Heather Wilds’s narration is stellar. I especially love listening to the Scottish accents.

A Grave MatterA Grave Matter
by Anna Lee Huber
Lady Darby Mystery Series, Book 3
Historical Mystery
Scotland, 1831
Audiobook narrated by Heather Wilds

The story opens on New Year’s Eve, 1830, at a Hogmanay ball in the Scottish border country. Keira, Lady Darby, and her brother Trevor are in attendance at the home of their aunt and uncle. All is in preparation for the First Footing, in which a carefully chosen member of the household (a dark-haired man) is set to be the first person to cross the threshold after Midnight. (In Scottish tradition, the hair color of the first footer indicates whether good or bad luck will prevail in the coming year. A fair-haired man, or heaven forfend, a woman arriving first is Bad Luck.) Things go awry when a young red-headed man rushes into the hall to report a murder at nearby Dryburgh Abbey. A caretaker was shot to death when he disturbed grave robbers digging up the bones of the late Lord Buchan.

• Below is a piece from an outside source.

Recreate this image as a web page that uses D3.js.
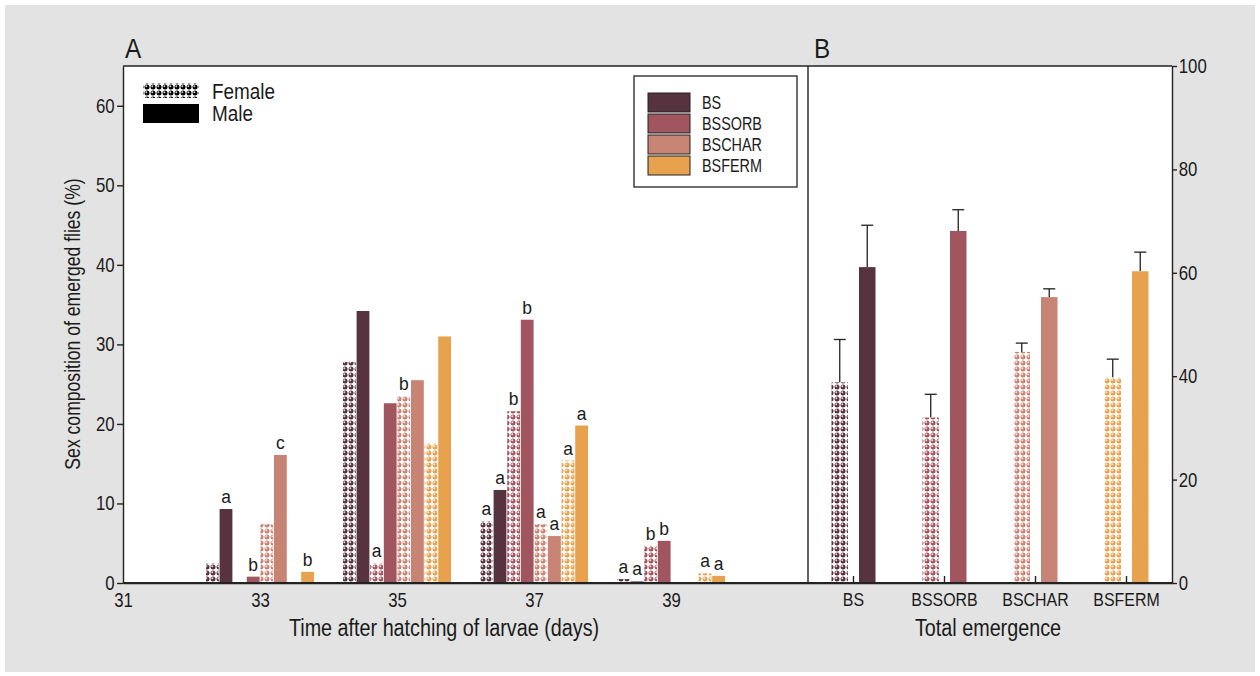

At her uncle’s bequest, Keira reluctantly writes to Sebastian Gage to ask him to investigate. Once again, they are thrown together and stumble into a puzzling conspiracy to steal and then ransom the bones of prominent Scotsmen. Grave robbing was fairly common in this era, though typically only recently buried graves were exhumed so the corpses could be sold to anatomists. Why someone would be stealing skeletons is a real puzzlement.

Keira and Gage’s romance heats up again, and his presence helps her to find her muse and start painting again, after weeks of struggling to put paint to canvas. Another good read/listen, though not as engrossing as the first two books.

(Dear FCC, I purchased all three of these books with my own money.)

Note: Trip to Harry Potter World was postponed, so I’ll be here to blog hop after all.